What to do: Find the line with "Reproduce this chart with D3.js." and the line with "const points = dates.map((d, i)", then repeat both of them and every line in between exactly. Omit the pictures.

Charts and diagrams as code
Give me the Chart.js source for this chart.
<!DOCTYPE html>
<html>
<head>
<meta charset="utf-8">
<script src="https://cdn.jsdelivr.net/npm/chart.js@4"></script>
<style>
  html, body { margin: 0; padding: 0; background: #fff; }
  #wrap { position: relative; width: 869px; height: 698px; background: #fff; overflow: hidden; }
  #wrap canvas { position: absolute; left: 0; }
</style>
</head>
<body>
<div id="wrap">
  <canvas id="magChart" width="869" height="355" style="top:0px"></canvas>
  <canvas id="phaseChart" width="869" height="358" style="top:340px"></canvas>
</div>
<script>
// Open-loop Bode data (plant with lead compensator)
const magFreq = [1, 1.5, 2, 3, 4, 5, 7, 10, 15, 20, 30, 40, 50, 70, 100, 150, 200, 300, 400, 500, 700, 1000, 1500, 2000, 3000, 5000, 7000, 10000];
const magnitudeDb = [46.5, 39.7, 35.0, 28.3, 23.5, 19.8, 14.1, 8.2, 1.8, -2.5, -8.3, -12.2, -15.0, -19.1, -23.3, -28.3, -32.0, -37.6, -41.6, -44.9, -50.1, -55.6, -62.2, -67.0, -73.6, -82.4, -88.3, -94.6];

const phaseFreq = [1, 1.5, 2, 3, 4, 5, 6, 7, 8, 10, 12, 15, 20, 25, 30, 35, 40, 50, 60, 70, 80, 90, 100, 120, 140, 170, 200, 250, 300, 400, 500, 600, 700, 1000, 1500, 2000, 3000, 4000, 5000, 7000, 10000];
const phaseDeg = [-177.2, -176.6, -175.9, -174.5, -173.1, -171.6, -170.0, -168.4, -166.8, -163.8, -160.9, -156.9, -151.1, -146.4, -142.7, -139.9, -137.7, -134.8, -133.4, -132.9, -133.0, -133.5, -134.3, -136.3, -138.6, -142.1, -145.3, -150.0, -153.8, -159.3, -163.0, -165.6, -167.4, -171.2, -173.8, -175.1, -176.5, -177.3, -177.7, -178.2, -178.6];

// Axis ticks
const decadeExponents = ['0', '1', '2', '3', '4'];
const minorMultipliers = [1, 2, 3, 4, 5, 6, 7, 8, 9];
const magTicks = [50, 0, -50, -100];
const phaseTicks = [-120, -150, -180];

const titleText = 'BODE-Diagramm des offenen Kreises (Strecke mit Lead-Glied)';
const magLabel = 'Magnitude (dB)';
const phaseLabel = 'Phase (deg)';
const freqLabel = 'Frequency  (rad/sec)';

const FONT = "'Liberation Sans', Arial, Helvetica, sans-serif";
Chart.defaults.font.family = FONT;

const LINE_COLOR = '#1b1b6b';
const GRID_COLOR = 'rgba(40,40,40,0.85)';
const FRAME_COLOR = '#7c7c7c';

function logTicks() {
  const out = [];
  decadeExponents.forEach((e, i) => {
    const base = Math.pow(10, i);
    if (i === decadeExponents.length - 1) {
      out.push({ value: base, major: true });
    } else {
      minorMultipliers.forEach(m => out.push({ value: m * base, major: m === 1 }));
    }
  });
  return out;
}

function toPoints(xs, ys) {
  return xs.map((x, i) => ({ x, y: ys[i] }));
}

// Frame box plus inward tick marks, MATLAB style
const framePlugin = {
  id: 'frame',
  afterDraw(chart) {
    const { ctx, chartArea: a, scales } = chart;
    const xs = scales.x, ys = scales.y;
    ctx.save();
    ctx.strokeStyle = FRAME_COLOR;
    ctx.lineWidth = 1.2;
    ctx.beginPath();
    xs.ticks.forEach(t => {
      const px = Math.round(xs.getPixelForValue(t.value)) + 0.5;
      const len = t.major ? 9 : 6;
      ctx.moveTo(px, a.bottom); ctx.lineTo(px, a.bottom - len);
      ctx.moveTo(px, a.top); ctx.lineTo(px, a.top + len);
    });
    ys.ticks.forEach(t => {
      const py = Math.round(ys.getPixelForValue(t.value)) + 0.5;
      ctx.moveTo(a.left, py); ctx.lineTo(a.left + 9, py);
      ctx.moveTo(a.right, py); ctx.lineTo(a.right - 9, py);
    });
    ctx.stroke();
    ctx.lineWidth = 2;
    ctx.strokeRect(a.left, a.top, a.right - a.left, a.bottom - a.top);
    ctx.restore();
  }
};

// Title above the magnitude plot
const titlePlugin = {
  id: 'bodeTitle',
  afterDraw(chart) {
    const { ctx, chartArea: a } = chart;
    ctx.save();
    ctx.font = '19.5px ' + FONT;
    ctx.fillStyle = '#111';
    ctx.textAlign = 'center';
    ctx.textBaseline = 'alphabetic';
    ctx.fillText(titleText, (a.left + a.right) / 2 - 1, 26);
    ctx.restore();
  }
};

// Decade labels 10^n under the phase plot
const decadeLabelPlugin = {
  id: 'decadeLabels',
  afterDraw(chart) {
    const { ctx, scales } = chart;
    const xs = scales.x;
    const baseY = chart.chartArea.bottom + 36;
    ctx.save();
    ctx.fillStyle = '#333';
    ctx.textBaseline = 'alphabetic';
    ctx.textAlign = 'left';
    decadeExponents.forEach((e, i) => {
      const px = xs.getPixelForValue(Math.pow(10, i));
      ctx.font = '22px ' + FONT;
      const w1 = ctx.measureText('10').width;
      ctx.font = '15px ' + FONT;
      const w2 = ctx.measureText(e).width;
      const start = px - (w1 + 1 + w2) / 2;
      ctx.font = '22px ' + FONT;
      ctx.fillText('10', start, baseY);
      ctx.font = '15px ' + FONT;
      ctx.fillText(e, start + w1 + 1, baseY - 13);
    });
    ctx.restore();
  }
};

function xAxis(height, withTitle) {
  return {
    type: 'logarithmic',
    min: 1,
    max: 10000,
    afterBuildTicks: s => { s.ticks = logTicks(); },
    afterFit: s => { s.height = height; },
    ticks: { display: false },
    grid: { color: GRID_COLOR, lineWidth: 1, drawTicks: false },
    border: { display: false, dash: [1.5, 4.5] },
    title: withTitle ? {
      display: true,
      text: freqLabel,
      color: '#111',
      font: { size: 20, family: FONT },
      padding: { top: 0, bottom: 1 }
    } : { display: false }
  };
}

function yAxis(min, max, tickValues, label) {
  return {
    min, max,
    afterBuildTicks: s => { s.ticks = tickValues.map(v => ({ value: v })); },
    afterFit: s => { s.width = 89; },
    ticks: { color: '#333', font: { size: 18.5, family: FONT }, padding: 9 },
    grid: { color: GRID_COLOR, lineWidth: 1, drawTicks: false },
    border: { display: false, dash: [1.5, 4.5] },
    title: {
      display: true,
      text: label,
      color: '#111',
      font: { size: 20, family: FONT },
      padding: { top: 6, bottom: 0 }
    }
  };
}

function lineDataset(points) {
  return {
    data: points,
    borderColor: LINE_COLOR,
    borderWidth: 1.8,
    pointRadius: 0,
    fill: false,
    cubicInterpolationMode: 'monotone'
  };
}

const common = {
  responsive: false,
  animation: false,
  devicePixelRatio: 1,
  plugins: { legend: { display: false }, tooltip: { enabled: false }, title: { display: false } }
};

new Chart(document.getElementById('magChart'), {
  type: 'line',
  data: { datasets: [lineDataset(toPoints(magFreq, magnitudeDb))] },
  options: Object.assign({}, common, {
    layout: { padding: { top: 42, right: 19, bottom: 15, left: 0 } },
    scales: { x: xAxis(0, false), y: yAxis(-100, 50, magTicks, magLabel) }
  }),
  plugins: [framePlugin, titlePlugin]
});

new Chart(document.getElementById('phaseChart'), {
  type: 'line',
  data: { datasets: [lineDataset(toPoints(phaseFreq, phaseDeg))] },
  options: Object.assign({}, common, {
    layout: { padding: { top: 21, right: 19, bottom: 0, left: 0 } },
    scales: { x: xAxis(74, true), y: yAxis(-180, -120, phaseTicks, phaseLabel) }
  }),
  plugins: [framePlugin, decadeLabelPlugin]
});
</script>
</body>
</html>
---
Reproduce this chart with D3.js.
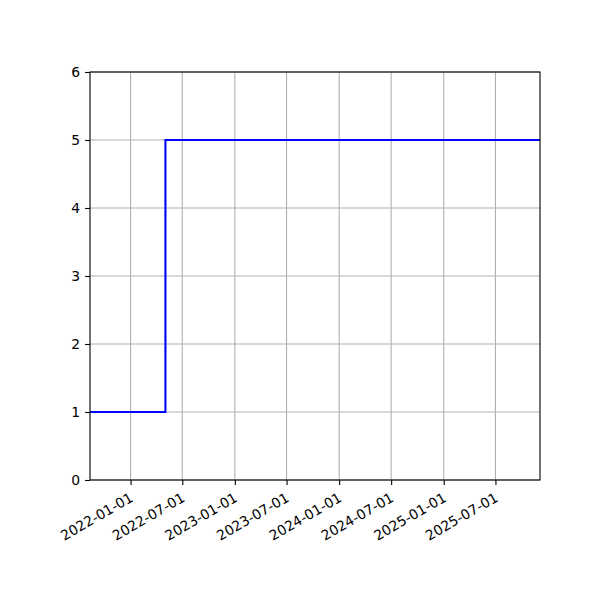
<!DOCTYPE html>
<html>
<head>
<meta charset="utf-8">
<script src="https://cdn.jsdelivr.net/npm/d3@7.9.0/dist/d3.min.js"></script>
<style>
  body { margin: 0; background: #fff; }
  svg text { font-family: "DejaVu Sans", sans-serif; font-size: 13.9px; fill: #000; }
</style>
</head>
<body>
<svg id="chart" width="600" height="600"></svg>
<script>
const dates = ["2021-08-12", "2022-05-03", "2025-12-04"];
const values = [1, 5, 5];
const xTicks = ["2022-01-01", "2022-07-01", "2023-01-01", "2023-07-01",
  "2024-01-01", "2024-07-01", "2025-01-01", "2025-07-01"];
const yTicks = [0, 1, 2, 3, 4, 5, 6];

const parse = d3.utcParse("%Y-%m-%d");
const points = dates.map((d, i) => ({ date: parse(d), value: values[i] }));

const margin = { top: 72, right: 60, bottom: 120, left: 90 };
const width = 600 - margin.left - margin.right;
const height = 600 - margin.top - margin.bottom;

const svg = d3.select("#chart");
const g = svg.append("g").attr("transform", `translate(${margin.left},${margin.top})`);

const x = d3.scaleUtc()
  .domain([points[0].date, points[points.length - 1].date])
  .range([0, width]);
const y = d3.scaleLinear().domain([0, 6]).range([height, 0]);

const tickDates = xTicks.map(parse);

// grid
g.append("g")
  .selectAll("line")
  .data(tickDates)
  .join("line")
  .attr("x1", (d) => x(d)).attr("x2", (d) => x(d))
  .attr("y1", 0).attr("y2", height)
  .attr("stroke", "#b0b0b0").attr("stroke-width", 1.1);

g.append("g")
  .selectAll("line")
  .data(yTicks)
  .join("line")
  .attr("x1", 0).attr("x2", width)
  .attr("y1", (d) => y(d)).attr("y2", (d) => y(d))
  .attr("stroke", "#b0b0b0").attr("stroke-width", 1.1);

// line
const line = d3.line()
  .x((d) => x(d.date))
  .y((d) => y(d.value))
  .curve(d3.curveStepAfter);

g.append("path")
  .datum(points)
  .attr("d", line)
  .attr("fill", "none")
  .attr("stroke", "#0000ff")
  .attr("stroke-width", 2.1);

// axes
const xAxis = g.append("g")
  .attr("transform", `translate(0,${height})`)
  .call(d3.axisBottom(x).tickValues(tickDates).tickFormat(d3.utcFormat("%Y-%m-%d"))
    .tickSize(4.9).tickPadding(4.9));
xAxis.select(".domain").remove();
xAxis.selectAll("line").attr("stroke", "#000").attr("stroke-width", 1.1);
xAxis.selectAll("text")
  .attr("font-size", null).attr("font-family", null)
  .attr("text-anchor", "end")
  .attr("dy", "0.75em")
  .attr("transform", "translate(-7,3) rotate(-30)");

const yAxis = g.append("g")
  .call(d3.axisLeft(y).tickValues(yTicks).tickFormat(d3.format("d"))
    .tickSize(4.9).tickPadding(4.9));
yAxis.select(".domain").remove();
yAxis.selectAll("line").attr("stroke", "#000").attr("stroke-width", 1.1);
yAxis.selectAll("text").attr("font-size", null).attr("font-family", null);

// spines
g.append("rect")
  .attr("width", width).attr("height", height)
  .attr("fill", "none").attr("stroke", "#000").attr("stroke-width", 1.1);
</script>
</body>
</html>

Response:
Reproduce this chart with D3.js.
<!DOCTYPE html>
<html>
<head>
<meta charset="utf-8">
<script src="https://cdn.jsdelivr.net/npm/d3@7.9.0/dist/d3.min.js"></script>
<style>
  body { margin: 0; background: #fff; }
  svg text { font-family: "DejaVu Sans", sans-serif; font-size: 13.9px; fill: #000; }
</style>
</head>
<body>
<svg id="chart" width="600" height="600"></svg>
<script>
const dates = ["2021-08-12", "2022-05-03", "2025-12-04"];
const values = [1, 5, 5];
const xTicks = ["2022-01-01", "2022-07-01", "2023-01-01", "2023-07-01",
  "2024-01-01", "2024-07-01", "2025-01-01", "2025-07-01"];
const yTicks = [0, 1, 2, 3, 4, 5, 6];

const parse = d3.utcParse("%Y-%m-%d");
const points = dates.map((d, i) => ({ date: parse(d), value: values[i] }));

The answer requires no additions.